The question What is ours to do? continued to guide the group. They discussed: “When you see something unjust happening, do something.”
“Maybe the appropriate action for one person is speaking up right now. For another, it may be writing an elected official or the editor of a local newspaper,” Campbell says. “Small deeds are powerful.”
People reached out to Campbell to learn even more. She spoke with other African-American Unity ministers, including many who felt that there had been racial disparity in Unity during the 1960s and 1970s and that African Americans hadn’t been honored for their contributions.
“We decided to toot our own horns,” Campbell says. A group created a presentation of the accomplishments
of African-American ministers, which was shown at the 2016 Unity People’s Convention.
African-American ministers on the East Coast invited Campbell to discuss next steps for highlighting contributions of African Americans to the Unity movement. The group asked Campbell to
present a Courageous Conversations workshop at the 2017 Unity People’s Convention. Before an audience of about 70 people, Campbell described her group and their vision and showed the 2013 documentary White Like Me: Reflections on Race From a Privileged Son, with activist Tim Wise. After the film, the conversation burst wide open.
“I was like Oprah running around with a mic,” Campbell says. “Everyone had something to say about how they were raised and about things that happened to them in Unity and in the community.”
Campbell was also a featured speaker at the Unity People’s Convention in June 2018. From a small core group, the Courageous Conversations concept is slowly spreading. And in the meantime, the original group has expanded and continues to meet, ensuring that their own courageous conversations keep going.

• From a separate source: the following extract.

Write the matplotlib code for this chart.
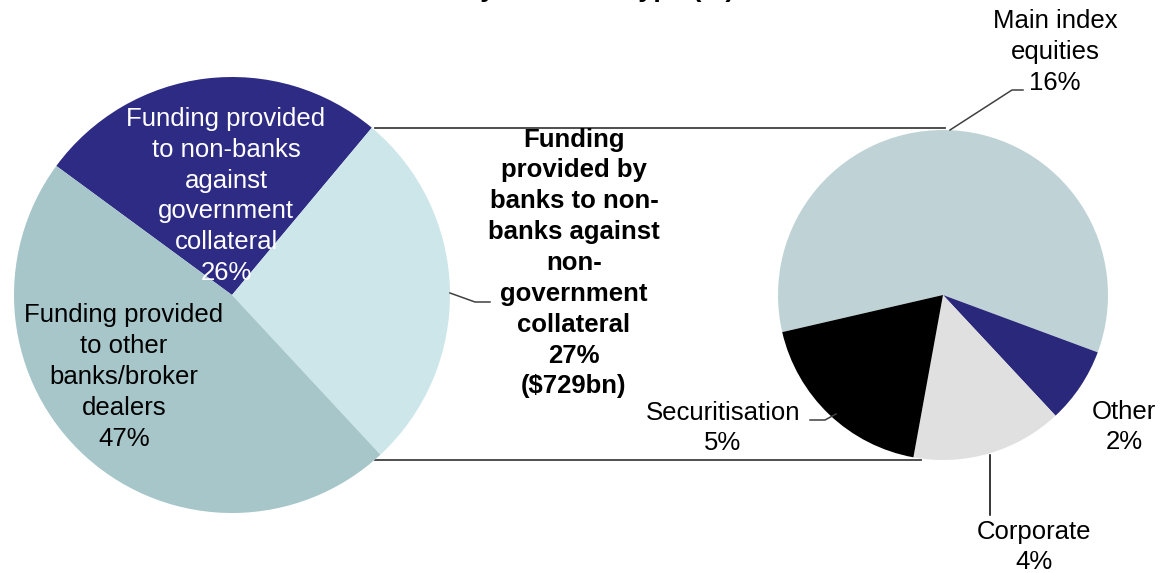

• Set guidelines for the discussion, such as no interrupting, no blaming, no criticism. Invite people to listen quietly and respectfully before speaking. Make sure that everyone gets to express themselves.

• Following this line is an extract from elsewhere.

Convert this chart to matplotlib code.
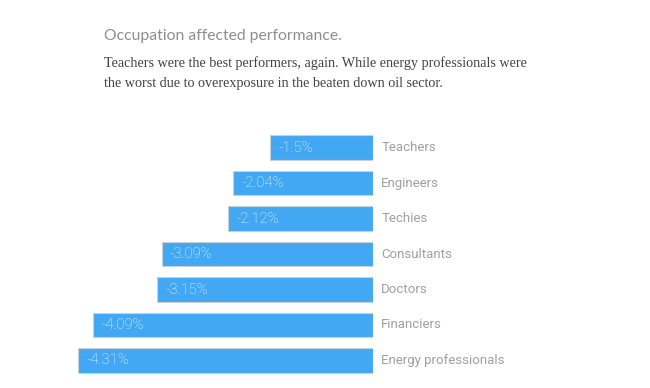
import matplotlib.pyplot as plt

# 数据
occupations = ['Teachers', 'Engineers', 'Techies', 'Consultants', 'Doctors', 'Financiers', 'Energy professionals']
returns = [-1.5, -2.04, -2.12, -3.09, -3.15, -4.09, -4.31]
value_labels = ['-1.5%', '-2.04%', '-2.12%', '-3.09%', '-3.15%', '-4.09%', '-4.31%']

W, H = 650, 388
fig = plt.figure(figsize=(W / 100, H / 100), dpi=100)

# 坐标轴位置 (像素 -> 比例)
left, right = 78, 373
top, bottom = 129.75, 378.25
ax = fig.add_axes([left / W, 1 - bottom / H, (right - left) / W, (bottom - top) / H])

ypos = list(range(len(occupations)))
ax.barh(ypos, returns, height=0.7, color='#42a8f4', edgecolor='#c8d0d8', linewidth=0.8)
ax.set_xlim(min(returns), 0)
ax.set_ylim(len(occupations) - 0.5, -0.5)
ax.axis('off')

for y, v, lab in zip(ypos, returns, value_labels):
    ax.annotate(lab, xy=(v, y), xytext=(6, 0), textcoords='offset points',
                va='center', ha='left', color='#f2f8ff', fontsize=10.5, family='Roboto', fontweight='light')
    ax.annotate(occupations[y], xy=(0, y), xytext=(6, 0), textcoords='offset points',
                va='center', ha='left', color='#a0a0a0', fontsize=9.5, family='Roboto')

# 标题
fig.text(104 / W, 1 - 36 / H, 'Occupation affected performance.', color='#8e8e8e',
         fontsize=11.3, family='Lato', va='center', ha='left')
fig.text(104 / W, 1 - 63 / H,
         'Teachers were the best performers, again. While energy professionals were',
         color='#444444', fontsize=10.2, family='Liberation Serif', va='center', ha='left')
fig.text(104 / W, 1 - 84 / H,
         'the worst due to overexposure in the beaten down oil sector.',
         color='#444444', fontsize=10.2, family='Liberation Serif', va='center', ha='left')

fig.savefig('out.png', dpi=100)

• Consider bringing an evocative film or reading to open the discussion.


• Breathe first. This helps you center and release emotional attachment.

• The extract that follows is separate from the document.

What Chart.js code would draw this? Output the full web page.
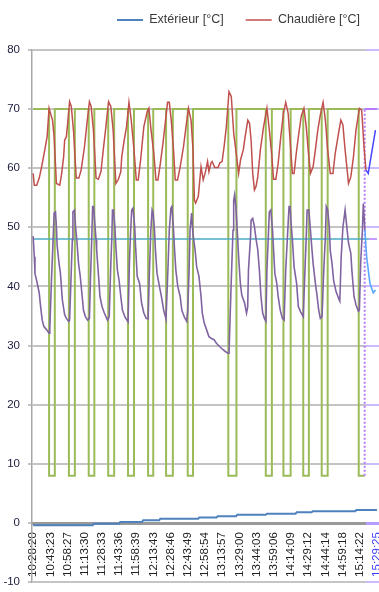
<!DOCTYPE html>
<html><head><meta charset="utf-8">
<script src="https://cdn.jsdelivr.net/npm/chart.js@4/dist/chart.umd.min.js"></script>
<style>
html,body{margin:0;padding:0;background:#fff;overflow:hidden;width:379px;height:592px;}
#wrap{position:relative;width:400px;height:592px;}
</style></head><body>
<div id="wrap"><canvas id="c" width="400" height="592"></canvas></div>
<script>
// ---- tick labels (one every 15 samples) ----
const TIME_LABELS = ['10:28:20','10:43:23','10:58:27','11:13:30','11:28:33','11:43:36','11:58:39','12:13:43','12:28:46','12:43:49','12:58:54','13:13:57','13:29:00','13:44:03','13:59:06','14:14:09','14:29:12','14:44:14','14:59:18','15:14:22','15:29:25'];
const LABEL_STEP = 15;            // samples between two labels
const Y_TICKS = [-10, 80, 10];    // min, max, step

// ---- series: x = sample index (≈ minutes after 10:28:20), y = °C ----
const EXT_X = [0, 52, 53, 75, 76, 95, 96, 110, 111, 144, 145, 160, 161, 177, 178, 203, 204, 229, 230, 243, 244, 281, 282, 300];
const EXT_Y = [-0.35, -0.35, -0.1, -0.1, 0.2, 0.2, 0.5, 0.5, 0.75, 0.75, 0.95, 0.95, 1.15, 1.15, 1.4, 1.4, 1.6, 1.6, 1.85, 1.85, 2.0, 2.0, 2.2, 2.2];

const CHAUD_X = [0, 1.0, 3.1, 5.3, 7.4, 10.2, 12.2, 13.9, 16.9, 18.3, 20.3, 23.2, 24.7, 26.6, 27.5, 29.0, 30.4, 31.8, 33.3, 35.3, 37.6, 39.9, 41.9, 44.8, 46.8, 49.1, 50.6, 52.6, 54.9, 56.9, 59.2, 61.2, 63.5, 65.8, 67.8, 69.8, 72.2, 74.4, 76.5, 77.3, 79.3, 81.5, 83.6, 85.6, 88.0, 90.0, 91.7, 93.8, 96.6, 99.5, 101.0, 102.9, 105.3, 107.2, 108.9, 111.0, 113.3, 115.4, 117.3, 118.8, 120.5, 122.5, 124.0, 126.0, 128.3, 131.2, 133.2, 135.5, 137.8, 139.5, 140.7, 141.8, 144.1, 146.5, 148.4, 150.4, 152.2, 153.4, 155.1, 156.2, 158.5, 161.4, 162.9, 164.9, 166.6, 168.6, 170.9, 172.9, 175.0, 177.2, 179.3, 181.0, 183.4, 185.0, 187.3, 188.8, 190.2, 191.6, 193.1, 194.5, 196.0, 198.3, 201.1, 204.0, 206.1, 208.1, 209.8, 211.8, 213.8, 216.1, 218.4, 220.4, 222.5, 224.2, 226.2, 227.7, 229.6, 232.0, 234.0, 236.3, 238.3, 240.0, 242.0, 244.3, 246.3, 248.4, 250.6, 253.0, 255.0, 257.0, 259.3, 261.6, 263.6, 266.5, 268.5, 270.3, 272.2, 275.2, 277.2, 279.5, 281.7, 284.7, 286.7, 288.7, 290.4, 292.4, 298.7];
const CHAUD_Y = [59.1, 57.1, 57.1, 58.3, 60.2, 63.1, 65.3, 70.1, 68.1, 65.3, 57.4, 57.1, 58.8, 61.9, 64.7, 65.3, 68.1, 71.2, 70.4, 66.1, 58.3, 58.3, 59.7, 63.6, 67.3, 71.2, 70.4, 66.4, 58.3, 58.1, 59.4, 63.1, 67.0, 71.2, 70.4, 66.4, 57.4, 58.1, 59.4, 61.9, 64.5, 67.0, 71.1, 68.1, 63.1, 58.0, 58.0, 61.4, 67.0, 69.5, 70.1, 66.4, 62.5, 58.0, 58.0, 60.8, 64.2, 67.8, 71.1, 71.1, 68.1, 63.1, 58.0, 58.0, 60.2, 63.6, 66.7, 70.1, 68.1, 63.1, 54.6, 54.1, 55.2, 60.2, 58.0, 59.4, 61.1, 59.4, 60.8, 61.1, 60.1, 60.1, 60.9, 61.1, 63.6, 67.0, 72.9, 72.1, 65.9, 62.5, 59.1, 61.4, 63.1, 65.3, 68.1, 67.6, 64.7, 59.1, 56.3, 56.9, 58.5, 63.1, 67.0, 70.1, 66.4, 62.5, 58.1, 58.1, 60.8, 65.3, 69.3, 71.1, 69.3, 64.7, 59.1, 59.1, 62.5, 66.1, 68.8, 70.1, 67.0, 63.1, 59.1, 60.2, 63.1, 66.4, 69.0, 71.1, 68.1, 63.1, 59.1, 59.1, 62.5, 65.9, 68.1, 67.3, 63.1, 57.4, 58.5, 61.9, 66.4, 70.1, 69.8, 63.6, 59.7, 59.1, 66.4];

const RETOUR_X = [0, 1.0, 1.6, 3.6, 5.3, 6.5, 7.9, 9.4, 11.7, 13.9, 14.5, 16.0, 17.4, 18.3, 19.5, 20.3, 20.9, 22.6, 23.8, 25.5, 27.5, 29.0, 31.0, 31.8, 33.3, 34.2, 34.7, 36.1, 37.0, 38.1, 39.6, 41.1, 42.8, 43.9, 45.6, 47.6, 49.1, 50.0, 51.1, 51.9, 52.8, 54.0, 54.9, 55.4, 57.1, 58.3, 60.1, 62.1, 64.9, 66.4, 67.8, 68.7, 69.2, 70.1, 71.3, 72.2, 73.5, 75.0, 76.5, 77.9, 80.2, 82.8, 84.0, 85.1, 86.0, 87.1, 88.6, 89.4, 90.8, 92.9, 94.6, 96.6, 98.6, 100.3, 101.5, 102.7, 103.8, 104.7, 105.9, 106.7, 108.1, 110.2, 111.9, 113.9, 115.9, 117.6, 118.8, 120.2, 121.1, 122.5, 123.4, 124.5, 126.2, 128.3, 129.7, 132.0, 134.0, 134.9, 136.1, 136.9, 138.3, 139.2, 139.8, 141.3, 142.7, 144.7, 146.5, 147.6, 149.3, 151.3, 153.4, 155.6, 157.9, 159.9, 162.9, 165.7, 167.7, 170.0, 170.9, 172.9, 174.4, 175.0, 175.8, 176.9, 178.1, 179.3, 180.8, 182.1, 184.5, 186.2, 187.2, 187.9, 189.7, 190.2, 191.6, 193.1, 194.5, 196.0, 197.4, 198.8, 200.3, 201.8, 203.1, 204.0, 205.2, 206.1, 207.4, 208.9, 209.8, 210.9, 212.6, 213.8, 215.6, 217.5, 219.0, 220.4, 221.9, 223.3, 224.2, 225.3, 226.2, 227.7, 229.9, 231.4, 233.4, 235.7, 237.2, 238.3, 239.1, 240.6, 242.0, 242.6, 244.3, 246.3, 247.8, 249.2, 250.6, 252.1, 253.6, 255.0, 255.8, 257.0, 258.4, 259.3, 260.8, 262.2, 264.2, 266.5, 267.6, 268.8, 270.3, 272.2, 273.7, 275.2, 277.2, 278.1, 280.0, 281.7, 283.8, 284.7, 285.8, 287.3, 288.1, 289.5, 291.0, 293.9, 296.8, 298.7];
const RETOUR_Y = [48.5, 45.0, 42.2, 40.5, 38.9, 36.6, 34.3, 33.2, 32.7, 32.1, 32.7, 41.1, 47.9, 52.4, 52.6, 50.1, 47.0, 43.9, 42.2, 37.7, 35.2, 34.6, 34.1, 34.3, 42.8, 47.9, 52.6, 52.9, 50.1, 47.9, 43.9, 41.7, 38.3, 36.0, 34.9, 34.3, 34.6, 41.1, 47.9, 53.5, 53.5, 50.1, 47.9, 46.2, 41.7, 38.3, 36.6, 35.5, 34.3, 34.9, 43.9, 48.4, 52.9, 52.9, 50.1, 46.7, 42.8, 41.0, 38.3, 36.0, 34.8, 34.0, 43.9, 49.5, 52.9, 53.2, 50.1, 46.7, 41.7, 40.5, 37.2, 35.5, 34.6, 34.5, 42.8, 49.5, 52.9, 52.4, 49.5, 46.2, 42.2, 40.0, 38.3, 36.0, 34.5, 42.8, 49.5, 53.2, 53.5, 49.5, 46.2, 42.8, 40.0, 38.3, 36.0, 34.8, 34.1, 36.0, 42.8, 49.5, 52.4, 49.5, 48.4, 46.2, 43.3, 41.7, 38.3, 35.5, 33.8, 32.7, 31.5, 31.2, 31.0, 30.4, 29.8, 29.3, 29.0, 28.7, 28.7, 41.1, 49.5, 54.6, 55.5, 53.5, 49.5, 45.0, 40.5, 38.5, 37.2, 35.5, 36.5, 42.8, 48.4, 51.2, 51.5, 50.1, 48.0, 46.2, 42.8, 38.3, 35.5, 34.6, 34.1, 42.8, 48.4, 52.6, 52.9, 49.5, 46.2, 42.2, 40.5, 38.3, 36.0, 34.6, 34.3, 42.8, 48.4, 53.5, 53.5, 50.1, 47.9, 43.3, 40.5, 36.6, 35.7, 34.9, 42.8, 48.4, 52.9, 52.9, 49.5, 47.9, 43.9, 40.5, 38.3, 36.0, 34.6, 34.9, 42.8, 48.4, 53.5, 53.0, 50.1, 46.0, 43.9, 41.0, 39.2, 38.0, 37.5, 45.0, 50.0, 52.9, 50.1, 47.3, 45.6, 42.8, 38.3, 36.9, 35.8, 36.0, 43.9, 49.5, 54.0, 49.5, 45.0, 40.5, 38.9, 39.4];

const CONSIGNE_X = [0, 293, 300];
const CONSIGNE_Y = [48, 48, 48];

const BRULEUR_X = [0, 13.9, 13.9, 18.9, 18.9, 31.2, 31.2, 36.4, 36.4, 48.5, 48.5, 53.4, 53.4, 65.5, 65.5, 70.7, 70.7, 82.8, 82.8, 88.0, 88.0, 100.3, 100.3, 104.8, 104.8, 116.0, 116.0, 121.9, 121.9, 134.9, 134.9, 139.5, 139.5, 170.3, 170.3, 177.4, 177.4, 203.0, 203.0, 208.3, 208.3, 218.4, 218.4, 224.7, 224.7, 235.7, 235.7, 240.6, 240.6, 251.8, 251.8, 257.0, 257.0, 284.1, 284.1, 289.3, 289.3, 300];
const BRULEUR_Y = [70, 70, 8, 8, 70, 70, 8, 8, 70, 70, 8, 8, 70, 70, 8, 8, 70, 70, 8, 8, 70, 70, 8, 8, 70, 70, 8, 8, 70, 70, 8, 8, 70, 70, 8, 8, 70, 70, 8, 8, 70, 70, 8, 8, 70, 70, 8, 8, 70, 70, 8, 8, 70, 70, 8, 8, 70, 70];

const LEGEND_NAMES = ['Extérieur [°C]', 'Chaudière [°C]'];
const HILITE_FROM = 289;   // start of the highlighted (selected) range, sample index

// ---- styling ----
const FONT = "'Liberation Sans', Arial, sans-serif";
const C = { ext: '#4f81bd', chaud: '#c0504d', ret: '#8064a2', cons: '#4bacc6', brul: '#9bbb59',
            hExt: '#8fb6ff', hChaud: '#4646ff', hRet: '#5aa6ff', hLav: '#b57cff', grid: '#c4c4c4', hGrid: '#cdbbff' };
const pts = (xs, ys) => xs.map((x, i) => ({ x, y: ys[i] }));
const segCol = (base, hi, from) => c => (c.p0.parsed.x >= from - 1e-6 ? hi : base);

function splitGrad(chart, c1, c2) {
  const xs = chart.scales && chart.scales.x;
  if (!xs || !isFinite(xs.getPixelForValue(HILITE_FROM))) return c1;
  const px = xs.getPixelForValue(HILITE_FROM + 1.5);
  const f = Math.min(Math.max(px / chart.width, 0), 1);
  const g = chart.ctx.createLinearGradient(0, 0, chart.width, 0);
  g.addColorStop(0, c1); g.addColorStop(f, c1); g.addColorStop(f, c2); g.addColorStop(1, c2);
  return g;
}

const legendShift = {
  id: 'legendShift',
  afterLayout(chart) {
    const lg = chart.legend;
    if (!lg) return;
    lg.left += 95; lg.right += 95;
    lg.top -= 13.45; lg.bottom -= 13.45;
  }
};

new Chart(document.getElementById('c'), {
  type: 'line',
  data: {
    datasets: [
      { label: LEGEND_NAMES[0], data: pts(EXT_X, EXT_Y), borderColor: C.ext, borderWidth: 2,
        segment: { borderColor: segCol(C.ext, C.hExt, HILITE_FROM) } },
      { label: LEGEND_NAMES[1], data: pts(CHAUD_X, CHAUD_Y), borderColor: C.chaud, borderWidth: 1.5,
        segment: { borderColor: segCol(C.chaud, C.hChaud, HILITE_FROM) } },
      { label: '', data: pts(RETOUR_X, RETOUR_Y), borderColor: C.ret, borderWidth: 1.6,
        segment: { borderColor: segCol(C.ret, C.hRet, HILITE_FROM) } },
      { label: '', data: pts(CONSIGNE_X, CONSIGNE_Y), borderColor: C.cons, borderWidth: 1.6,
        segment: { borderColor: segCol(C.cons, C.hLav, 293) } },
      { label: '', data: pts(BRULEUR_X, BRULEUR_Y), borderColor: C.brul, borderWidth: 2,
        segment: { borderColor: segCol(C.brul, C.hLav, HILITE_FROM),
                   borderDash: c => (c.p0.parsed.x >= HILITE_FROM && c.p0.parsed.x === c.p1.parsed.x ? [2, 2] : undefined) } }
    ]
  },
  options: {
    responsive: false,
    animation: false,
    events: [],
    layout: { padding: { top: 5.2, right: 8, bottom: 9.7, left: 0 } },
    elements: { point: { radius: 0 }, line: { tension: 0, borderCapStyle: 'butt' } },
    plugins: {
      tooltip: { enabled: false },
      legend: {
        position: 'top', align: 'start',
        labels: {
          filter: it => it.datasetIndex < 2,
          usePointStyle: true, pointStyle: 'line', pointStyleWidth: 26,
          padding: 22, color: '#3a3a3a',
          font: { family: FONT, size: 12.5 }
        }
      }
    },
    scales: {
      x: {
        type: 'linear', position: { y: 0 }, min: -1, max: 310, bounds: 'data',
        afterBuildTicks: s => { s.ticks = TIME_LABELS.map((_, i) => ({ value: i * LABEL_STEP })); },
        grid: { display: false, drawTicks: false },
        border: { display: true, width: 3, dash: [5, 2], color: c => splitGrad(c.chart, '#9a9a9a', '#b79cff') },
        ticks: {
          autoSkip: false, minRotation: 90, maxRotation: 90, padding: 9,
          font: { family: FONT, size: 11.5 },
          color: c => (c.tick && c.tick.value === (TIME_LABELS.length - 1) * LABEL_STEP ? '#3a3aff' : '#222222'),
          callback: v => { const i = Math.round(v / LABEL_STEP); return (Math.abs(v - i * LABEL_STEP) < 1e-6 && TIME_LABELS[i]) || ''; }
        }
      },
      y: {
        min: Y_TICKS[0], max: Y_TICKS[1],
        afterFit: s => { s.width = 32; s.paddingTop = 0; s.paddingBottom = 0; },
        ticks: { stepSize: Y_TICKS[2], padding: 8, color: '#1c1c3c', font: { family: FONT, size: 11.5 } },
        grid: { color: c => splitGrad(c.chart, C.grid, C.hGrid), lineWidth: 2, tickLength: 4, drawTicks: true },
        border: { display: true, color: '#a8a8a8', width: 1.5 }
      }
    }
  },
  plugins: [legendShift]
});
</script>
</body></html>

• Be willing to listen. Slow down, focus, look the speaker in the eyes, and think, I bless you, I see the Christ in you. “Offering this affirmation may not change them,” Campbell explains, “but it
changes you.”
• Allow yourself to be silent. Sometimes being quiet shows strength. Campbell cites the verse, “Peace! Be still!” (Mark 4:39)
• When you speak, be clear and nonjudgmental. Use “I” statements, such as, “When you said that, I felt uncomfortable” instead of “You made me feel uncomfortable when you said that.”